The Same Thing Over Again.
The above extracts from "Forward” should serve to show what the workers actually think about the Labour Party, and how little they understand their class position and the socialist case. Here we can see the falseness of the I.L.P. and Labour Party belief that you can lead along non-socialist workers by giving them the "practical benefits” of Labour Government. Labour administration of capitalism antagonises the workers, just as speedily as Tory or Liberal administration. 

An incredible amount of work has been devoted to building up the Labour Party and I.L.P. on a basis of reforms, and when they have their chance of giving effect to their programme, capitalism simply smashes their fiddling schemes out of all recognition. It is obvious that in the election the complex jumble of plans and promises contained in "Labour and the Nation” had little effect on the voters.

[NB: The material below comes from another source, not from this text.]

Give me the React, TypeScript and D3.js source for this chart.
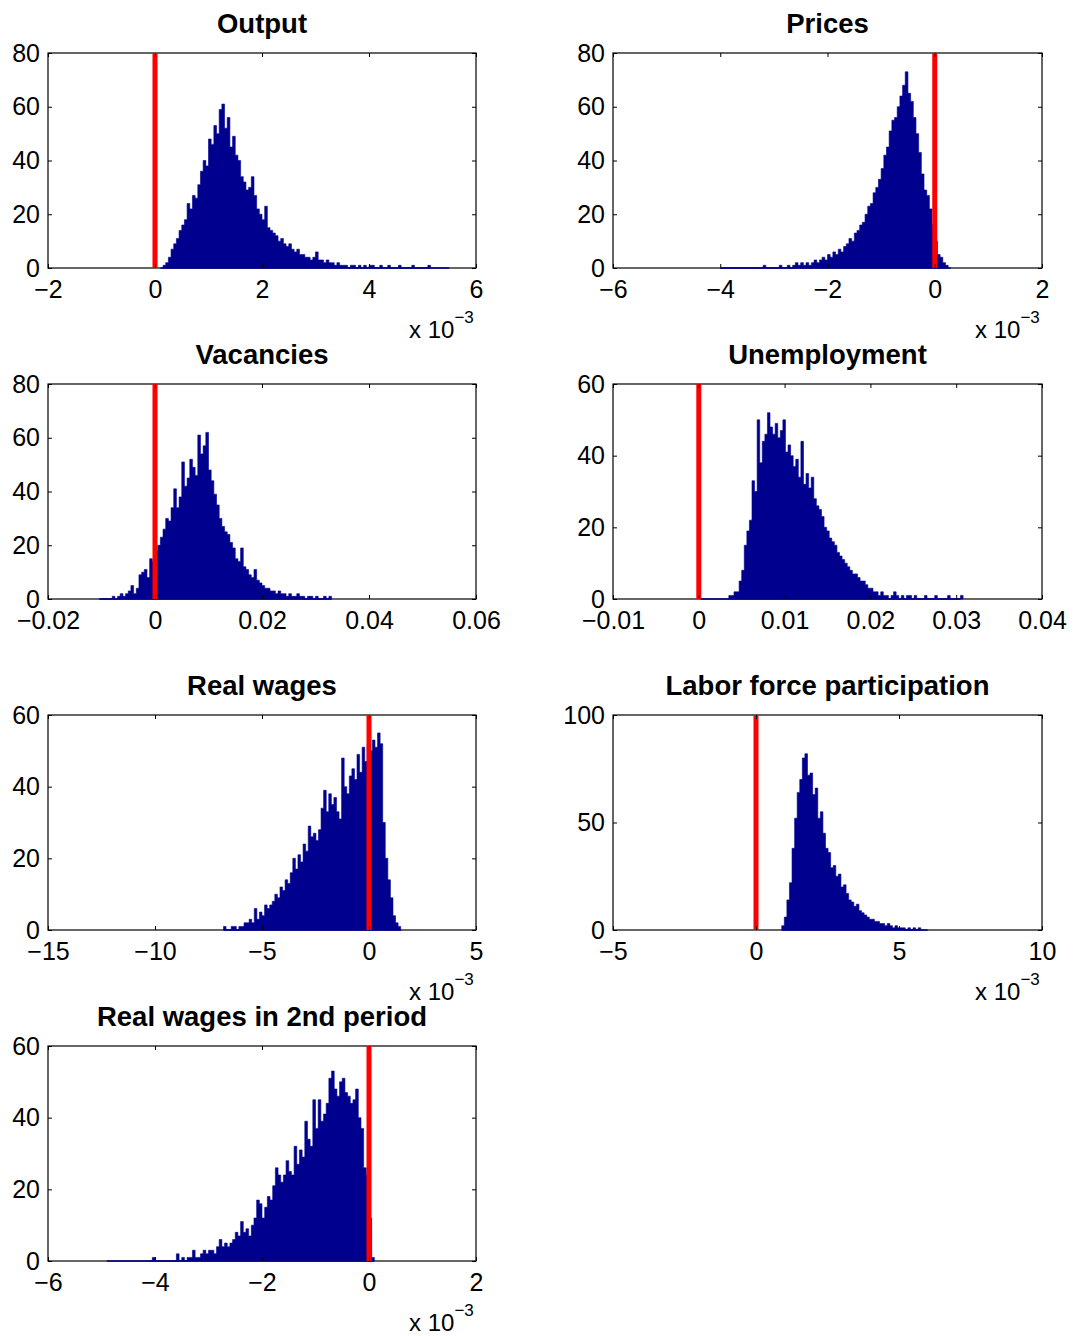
import * as React from "react";
import * as d3 from "d3";

const titles: string[] = [
  "Output", "Prices", "Vacancies", "Unemployment",
  "Real wages", "Labor force participation", "Real wages in 2nd period"
];

const xDomains: number[][] = [
  [-2, 6], [-6, 2], [-0.02, 0.06], [-0.01, 0.04], [-15, 5], [-5, 10], [-6, 2]
];

const xTicks: number[][] = [
  [-2, 0, 2, 4, 6],
  [-6, -4, -2, 0, 2],
  [-0.02, 0, 0.02, 0.04, 0.06],
  [-0.01, 0, 0.01, 0.02, 0.03, 0.04],
  [-15, -10, -5, 0, 5],
  [-5, 0, 5, 10],
  [-6, -4, -2, 0, 2]
];

const yMaxes: number[] = [80, 80, 80, 60, 60, 100, 60];

const yTicks: number[][] = [
  [0, 20, 40, 60, 80],
  [0, 20, 40, 60, 80],
  [0, 20, 40, 60, 80],
  [0, 20, 40, 60],
  [0, 20, 40, 60],
  [0, 50, 100],
  [0, 20, 40, 60]
];

// exponent shown under the x axis (x 10^-3), null when none
const exponents: (number | null)[] = [-3, -3, null, null, -3, -3, -3];

// histogram bins: first bin edge and bin width, in axis units
const binStarts: number[] = [0.15, -4.0, -0.0105, 0.0035, -6.8, 0.9, -4.1];
const binWidths: number[] = [0.05, 0.05, 0.0005, 0.0003, 0.12, 0.09, 0.05];

// extent of the sample (blue zero line)
const spans: number[][] = [
  [0.1, 5.5], [-4.0, 0.3], [-0.0103, 0.033], [0.0002, 0.0305], [-6.8, 1.5], [0.9, 6.0], [-4.9, 0.1]
];

const outputCounts: number[] = [
  1, 2, 4, 7, 9, 11, 14, 16, 18, 24, 22, 27, 26, 31, 36, 40, 38, 48, 46, 53,
  50, 59, 61, 52, 56, 45, 49, 42, 40, 34, 32, 29, 30, 34, 27, 22, 20, 18, 23, 15,
  14, 13, 12, 10, 11, 9, 8, 9, 7, 6, 7, 5, 5, 4, 4, 3, 4, 6, 3, 3,
  2, 3, 2, 2, 1, 2, 1, 1, 1, 0, 1, 1, 0, 1, 0, 1, 0, 1, 1, 0,
  0, 1, 0, 0, 1, 0, 0, 0, 1, 0, 0, 0, 0, 1, 0, 0, 0, 0, 0, 1
];

const pricesCounts: number[] = [
  0, 0, 0, 0, 0, 0, 0, 0, 0, 0, 0, 0, 0, 0, 0, 0, 1, 0, 0, 0,
  0, 0, 1, 0, 0, 1, 0, 1, 2, 1, 2, 1, 2, 1, 2, 3, 2, 3, 4, 3,
  5, 4, 6, 5, 7, 6, 8, 9, 11, 10, 13, 14, 16, 17, 20, 23, 24, 28, 30, 33,
  37, 42, 45, 51, 55, 56, 60, 64, 68, 73, 65, 62, 56, 50, 43, 35, 29, 27, 22, 16,
  10, 5, 4, 2, 1
];

const vacanciesCounts: number[] = [
  0, 0, 0, 0, 0, 1, 0, 1, 2, 1, 2, 3, 5, 2, 4, 9, 10, 11, 8, 15,
  14, 18, 20, 23, 26, 30, 29, 34, 41, 34, 38, 51, 42, 45, 52, 49, 46, 61, 54, 57,
  62, 48, 44, 39, 35, 30, 27, 25, 24, 21, 19, 15, 14, 19, 12, 11, 9, 8, 11, 7,
  6, 5, 4, 4, 3, 3, 2, 3, 2, 2, 1, 2, 1, 1, 2, 1, 1, 0, 1, 1,
  0, 1, 0, 0, 1, 0, 1
];

const unemploymentCounts: number[] = [
  1, 1, 2, 2, 5, 8, 15, 19, 22, 33, 30, 50, 38, 44, 46, 52, 48, 46, 49, 45,
  47, 50, 41, 43, 40, 37, 39, 34, 44, 32, 35, 31, 34, 28, 26, 25, 23, 20, 19, 17,
  16, 15, 13, 12, 11, 10, 9, 8, 7, 7, 6, 5, 5, 4, 3, 3, 2, 2, 1, 2,
  1, 1, 0, 1, 2, 1, 0, 1, 0, 1, 1, 0, 1, 0, 0, 0, 1, 0, 0, 0,
  1, 0, 0, 0, 0, 1, 0, 0, 0, 0, 1
];

const realWagesCounts: number[] = [
  1, 0, 0, 1, 1, 0, 1, 1, 2, 2, 3, 2, 6, 3, 5, 4, 7, 6, 7, 8,
  10, 9, 12, 11, 14, 13, 16, 20, 17, 21, 19, 24, 22, 29, 26, 27, 25, 28, 34, 39,
  33, 38, 35, 37, 33, 31, 48, 40, 38, 43, 45, 42, 49, 44, 51, 47, 52, 50, 53, 51,
  55, 52, 30, 20, 14, 9, 4, 2, 1
];

const laborForceCounts: number[] = [
  2, 6, 14, 22, 38, 52, 64, 70, 80, 82, 72, 73, 63, 66, 52, 55, 45, 38, 36, 29,
  30, 25, 26, 20, 21, 17, 14, 13, 11, 12, 9, 8, 7, 6, 5, 5, 4, 4, 3, 3,
  2, 3, 2, 1, 2, 1, 1, 1, 0, 1, 0, 1, 0, 1
];

const realWages2Counts: number[] = [
  0, 1, 0, 0, 0, 0, 0, 0, 0, 0, 2, 0, 1, 0, 1, 1, 3, 1, 1, 2,
  3, 2, 3, 3, 2, 4, 6, 4, 5, 4, 5, 6, 8, 7, 11, 8, 9, 7, 10, 12,
  17, 16, 12, 15, 18, 17, 21, 26, 24, 22, 24, 28, 25, 24, 32, 27, 31, 29, 39, 34,
  32, 45, 37, 45, 39, 41, 44, 51, 53, 48, 46, 50, 51, 47, 46, 44, 45, 48, 40, 37,
  26, 24, 12, 1
];

const allCounts: number[][] = [
  outputCounts, pricesCounts, vacanciesCounts, unemploymentCounts,
  realWagesCounts, laborForceCounts, realWages2Counts
];

const FONT = "'Liberation Sans', Arial, Helvetica, sans-serif";
const BAR_COLOR = "#00008f";

type Box = { left: number; top: number; width: number; height: number };
type Bin = { x0: number; c: number };

function formatTick(d: number): string {
  return String(d).replace("-", "\u2212");
}

export default class App extends React.PureComponent {
  private svgRef = React.createRef<SVGSVGElement>();

  public componentDidMount(): void {
    this.drawChart();
  }

  public render(): JSX.Element {
    return <svg ref={this.svgRef} width={1075} height={1336}
                style={{ position: "absolute", left: 0, top: 0, background: "#ffffff" }} />;
  }

  private drawChart(): void {
    const svg = d3.select(this.svgRef.current);
    svg.selectAll("*").remove();
    const lefts = [48, 613];
    const widths = [428, 429];
    const tops = [53, 384, 715, 1046];
    titles.forEach((title: string, i: number) => {
      const col = i % 2;
      const box: Box = { left: lefts[col], top: tops[Math.floor(i / 2)], width: widths[col], height: 215 };
      this.drawPanel(svg, i, box);
    });
  }

  private drawPanel(svg: d3.Selection<SVGSVGElement | null, unknown, null, undefined>, i: number, box: Box): void {
    const g = svg.append("g");
    const right = box.left + box.width;
    const bottom = box.top + box.height;

    const x = d3.scaleLinear().domain(xDomains[i]).range([box.left, right]);
    const y = d3.scaleLinear().domain([0, yMaxes[i]]).range([bottom, box.top]);

    // axes box
    g.append("rect")
      .attr("x", box.left).attr("y", box.top)
      .attr("width", box.width).attr("height", box.height)
      .attr("fill", "#ffffff").attr("stroke", "#000000").attr("stroke-width", 1.2);

    // histogram as one stepped area (no seams between bars)
    const bw = binWidths[i];
    const bins: Bin[] = allCounts[i].map((c: number, j: number) => ({ x0: binStarts[i] + j * bw, c }));
    bins.push({ x0: binStarts[i] + bins.length * bw, c: 0 });
    const area = d3.area<Bin>()
      .x((b) => x(b.x0))
      .y0(y(0))
      .y1((b) => y(b.c))
      .curve(d3.curveStepAfter);
    g.append("path")
      .datum(bins)
      .attr("d", area)
      .attr("fill", BAR_COLOR)
      .attr("stroke", BAR_COLOR)
      .attr("stroke-width", 0.6)
      .attr("stroke-linejoin", "miter");

    g.append("line")
      .attr("x1", x(spans[i][0])).attr("x2", x(spans[i][1]))
      .attr("y1", y(0)).attr("y2", y(0))
      .attr("stroke", BAR_COLOR).attr("stroke-width", 1.5);

    // red reference line at zero
    g.append("line")
      .attr("x1", x(0)).attr("x2", x(0))
      .attr("y1", box.top).attr("y2", bottom)
      .attr("stroke", "#ff0000").attr("stroke-width", 5);

    const styleAxis = (a: d3.Selection<SVGGElement, unknown, null, undefined>) => {
      a.select(".domain").remove();
      a.attr("font-family", FONT).attr("font-size", 25);
      a.selectAll("line").attr("stroke", "#000000");
      a.selectAll("text").attr("fill", "#000000");
    };

    g.append("g").attr("transform", `translate(0,${bottom})`)
      .call(d3.axisBottom(x).tickValues(xTicks[i]).tickSizeInner(-4).tickSizeOuter(0)
        .tickPadding(12).tickFormat((d) => formatTick(d as number)))
      .call(styleAxis);
    g.append("g").attr("transform", `translate(0,${box.top})`)
      .call(d3.axisTop(x).tickValues(xTicks[i]).tickSizeInner(-4).tickSizeOuter(0).tickFormat(() => ""))
      .call(styleAxis);
    g.append("g").attr("transform", `translate(${box.left},0)`)
      .call(d3.axisLeft(y).tickValues(yTicks[i]).tickSizeInner(-4).tickSizeOuter(0)
        .tickPadding(8).tickFormat((d) => formatTick(d as number)))
      .call(styleAxis);
    g.append("g").attr("transform", `translate(${right},0)`)
      .call(d3.axisRight(y).tickValues(yTicks[i]).tickSizeInner(-4).tickSizeOuter(0).tickFormat(() => ""))
      .call(styleAxis);

    // title
    g.append("text")
      .attr("x", (box.left + right) / 2).attr("y", box.top - 20)
      .attr("text-anchor", "middle")
      .attr("font-family", FONT).attr("font-size", 27.5).attr("font-weight", "bold")
      .text(titles[i]);

    // exponent label
    const e = exponents[i];
    if (e !== null) {
      const t = g.append("text")
        .attr("x", right - 67).attr("y", bottom + 70)
        .attr("font-family", FONT).attr("font-size", 24);
      t.append("tspan").text("x 10");
      t.append("tspan").attr("dy", -15).attr("font-size", 17).text(formatTick(e));
    }
  }
}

They simply voted on what they conceived to be the issue of the moment. The Labour Party had been thrust through the natural unpopularity of being the Government, or had manoeuvred itself, on to the wrong side as regards electoral success. Now they are taking stock and preparing to get back again into office when the National Government also fails to solve the insoluble problems of capitalism. But the Labour leaders are not learning the real lesson of the election. They are not even aware that it has proved once more that the only basis for a Socialist Party is an understanding of Socialism. All they are doing is to mix up another mess of reforms, calculated to capture the largest number of votes.